What you have to do
Could you write out every entry exactly as it stands?

* Begin Dataset rows *

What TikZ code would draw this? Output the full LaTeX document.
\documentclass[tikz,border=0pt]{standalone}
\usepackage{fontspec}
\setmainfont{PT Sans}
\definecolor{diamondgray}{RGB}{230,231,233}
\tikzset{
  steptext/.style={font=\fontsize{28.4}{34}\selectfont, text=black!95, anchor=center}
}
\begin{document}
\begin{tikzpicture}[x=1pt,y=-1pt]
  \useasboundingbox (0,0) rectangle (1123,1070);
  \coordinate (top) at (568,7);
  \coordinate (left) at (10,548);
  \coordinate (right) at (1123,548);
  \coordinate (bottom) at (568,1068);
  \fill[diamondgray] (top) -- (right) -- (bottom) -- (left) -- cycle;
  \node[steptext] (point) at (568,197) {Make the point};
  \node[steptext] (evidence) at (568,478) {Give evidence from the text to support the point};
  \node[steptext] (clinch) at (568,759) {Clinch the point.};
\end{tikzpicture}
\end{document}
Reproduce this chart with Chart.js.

* End Dataset rows *

In response
What TikZ code would draw this? Output the full LaTeX document.
\documentclass[tikz,border=0pt]{standalone}
\usepackage{fontspec}
\setmainfont{PT Sans}
\definecolor{diamondgray}{RGB}{230,231,233}
\tikzset{
  steptext/.style={font=\fontsize{28.4}{34}\selectfont, text=black!95, anchor=center}
}
\begin{document}
\begin{tikzpicture}[x=1pt,y=-1pt]
  \useasboundingbox (0,0) rectangle (1123,1070);
  \coordinate (top) at (568,7);
  \coordinate (left) at (10,548);
  \coordinate (right) at (1123,548);
  \coordinate (bottom) at (568,1068);
  \fill[diamondgray] (top) -- (right) -- (bottom) -- (left) -- cycle;
  \node[steptext] (point) at (568,197) {Make the point};
  \node[steptext] (evidence) at (568,478) {Give evidence from the text to support the point};
  \node[steptext] (clinch) at (568,759) {Clinch the point.};
\end{tikzpicture}
\end{document}
Reproduce this chart with Chart.js.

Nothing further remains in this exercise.